If I hadn't used it myself I might not believe it exists. It sounds too much like the sort of overly general and fancifully articulate computer program that AI researchers have been promising, but never actually making, since the dawn of their endeavor.
But I know it's real -- it hums along most of the time in a small, cluttered office on the third floor of Angell Hall at the University of Michigan -- and for those who take advantage it may deliver exactly what they came to college to find: an attentive sounding board whose feedback, backed by daunting erudition but anchored, always, to the student's own words, shows the way to crisper, richer, more reticulated thought.
* * *
At certain moments on certain lazy Sunday afternoons, I'll watch a professional tennis player do something to a tennis ball that I didn't believe a person could do to a thing, and I'll wonder whether maybe world-class athletes are better at athletics than the rest of us will ever be at anything else.
My thinking in those moments runs something like this. I've read that paper by K. Anders Ericsson, the paper that Malcolm Gladwell made famous in Outliers, that touts "the role of deliberate practice in the acquisition of expert performance." Ericsson argues that to become an expert at something you have to log about 10,000 hours of practice, but not just any practice -- a kind of practice that includes an "active search for methods to improve performance," immediate informative feedback, structure, supervision from an expert, and "close attention to every detail of performance 'each one done correctly, time and again, until excellence in every detail becomes a firmly ingrained habit.'"

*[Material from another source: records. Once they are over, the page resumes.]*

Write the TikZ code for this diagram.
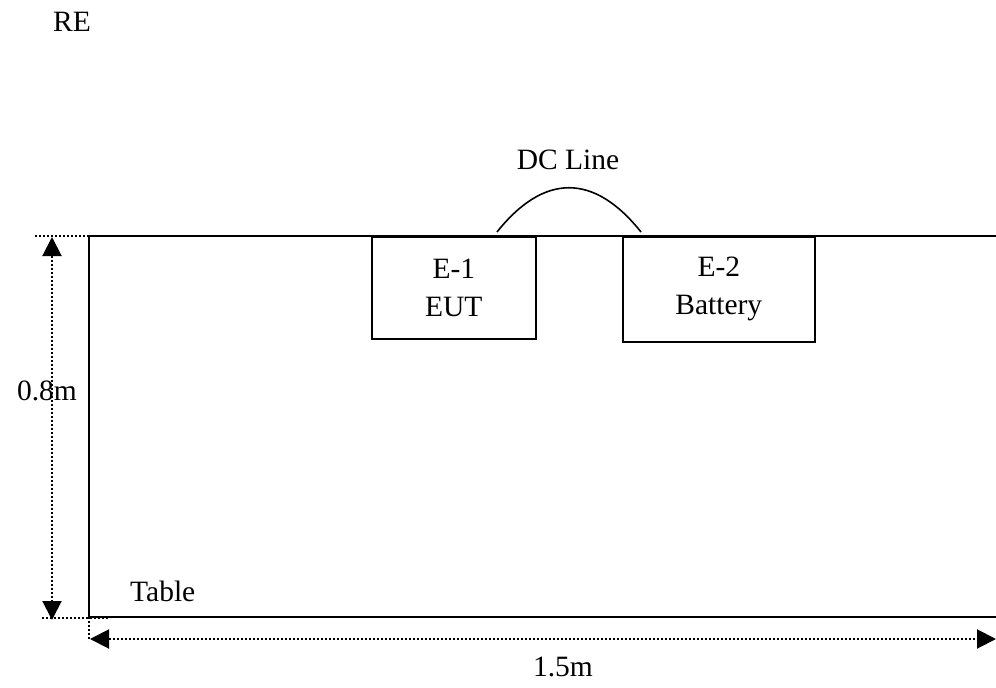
\documentclass[tikz,border=0pt]{standalone}
\usepackage{fontspec}
\setmainfont{Liberation Serif}
\usetikzlibrary{arrows.meta}
\tikzset{
  lbl/.style={font=\fontsize{29.5}{38}\selectfont, inner sep=0pt},
  unitbox/.style={draw, line width=1.6pt, lbl, align=center, anchor=north west},
  dimline/.style={dotted, line width=2pt},
  dimarrow/.style={dimline, {Triangle[length=19pt,width=19pt]}-{Triangle[length=19pt,width=19pt]}}
}
\begin{document}
\begin{tikzpicture}[x=1pt,y=-1pt]
    \useasboundingbox (0,0) rectangle (996,688);
    % table
    \coordinate (tl) at (89,236);
    \coordinate (bl) at (89,617);
    \draw[line width=1.6pt] (996,236) -- (tl) -- (bl) -- (996,617);
    \node[lbl, anchor=west] (tab) at (130,591) {Table};
    \node[lbl] (re) at (72,22) {RE};
    % units on the table
    \node[unitbox, minimum width=164pt, minimum height=102pt] (eut) at (371,236) {E-1\\EUT};
    \node[unitbox, minimum width=192pt, minimum height=105pt] (bat) at (622,236) {E-2\\Battery};
    % dc line
    \coordinate (dca) at (497,232);
    \coordinate (dcb) at (641,232);
    \draw[line width=1.6pt] (dca) .. controls (544,173) and (594,173) .. (dcb);
    \node[lbl] (dc) at (568,160) {DC Line};
    % height
    \coordinate (ht) at (52,237);
    \coordinate (hb) at (52,620);
    \draw[dimline] (35,236) -- (tl);
    \draw[dimline] (42,618) -- (110,618);
    \draw[dimarrow] (ht) -- (hb);
    \node[lbl] (h) at (47,391) {0.8m};
    % width
    \coordinate (wl) at (90,639);
    \coordinate (wr) at (996,639);
    \draw[dimline] (bl) -- (89,639);
    \draw[dimarrow] (wl) -- (wr);
    \node[lbl] (w) at (563,667) {1.5m};
\end{tikzpicture}
\end{document}
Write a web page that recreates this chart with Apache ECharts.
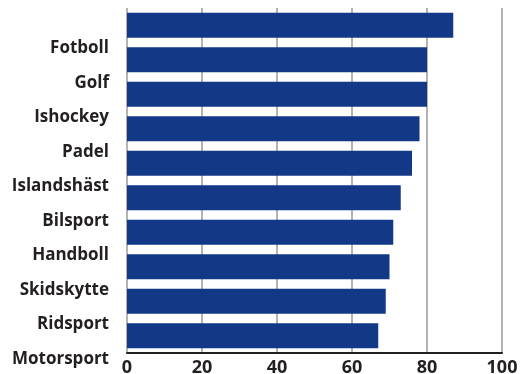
<!DOCTYPE html>
<html><head><meta charset="utf-8">
<script src="https://cdn.jsdelivr.net/npm/echarts@6/dist/echarts.min.js"></script>
<style>html,body{margin:0;padding:0;background:#fff}#c{width:523px;height:374px}</style>
</head><body><div id="c"></div>
<script>
var categories = ['Fotboll','Golf','Ishockey','Padel','Islandshäst','Bilsport','Handboll','Skidskytte','Ridsport','Motorsport'];
var values = [87, 80, 80, 78, 76, 73, 71, 70, 69, 67];
var xTicks = [0, 20, 40, 60, 80, 100];

var chart = echarts.init(document.getElementById('c'), null, {renderer:'canvas'});
chart.setOption({
  animation: false,
  grid: {left: 127, right: 21, top: 8, bottom: 21, containLabel: false, outerBoundsMode: 'none'},
  xAxis: {
    type: 'value', min: xTicks[0], max: xTicks[xTicks.length-1], interval: 20,
    axisLine: {show: true, lineStyle: {color: '#231f20', width: 2}},
    axisTick: {show: false},
    splitLine: {show: true, lineStyle: {color: '#b3b3b3', width: 2}},
    axisLabel: {color: '#231f20', fontFamily: 'Open Sans', fontWeight: 'bold', fontSize: 18, margin: 6}
  },
  yAxis: {
    type: 'category', data: categories, inverse: true,
    axisLine: {show: false}, axisTick: {show: false},
    axisLabel: {color: '#231f20', fontFamily: 'Open Sans', fontWeight: 'bold', fontSize: 17, margin: 18,
      verticalAlign: 'top', lineHeight: 46, interval: 0, hideOverlap: false,
      showMinLabel: true, showMaxLabel: true}
  },
  series: [{
    type: 'bar', data: values, barWidth: 25,
    itemStyle: {color: '#133887'}
  }]
});
</script></body></html>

I wonder: if Ericsson is right, does that mean that activities especially vulnerable to deliberate practice -- activities like sports -- have especially "climbable" learning curves? That those who devote themselves to the deliberately practicable, as opposed to the not, will master their work faster and more completely?
The idea scares me. I worry that I've chosen vocations -- programming, writing -- that can't be conquered. What's the equivalent, for a writer, of playing tennis with a broom handle instead of a racquet (as a way of learning how to really "see" the ball and hit it solid)? Trying not to use the letter "a"? Is there some academy where young wannabe Gladwells are fed four hundred transitive verbs, then four hundred intransitives, and asked to return each one with a smooth, driving sentence?
* * *
I had hoped I might find something of that sort at college. But of course professors don't train writers the way coaches train athletes. Instead they do it obliquely, one paper, one small barrage of comments at a time.
The whole process is rather clumsy. In a typical semester-long university English class there might be three opportunities to showcase your writing, each one a standard one-to-three-thousand-word expository essay, each one born, for the most part, in a few miserable halfday blasts.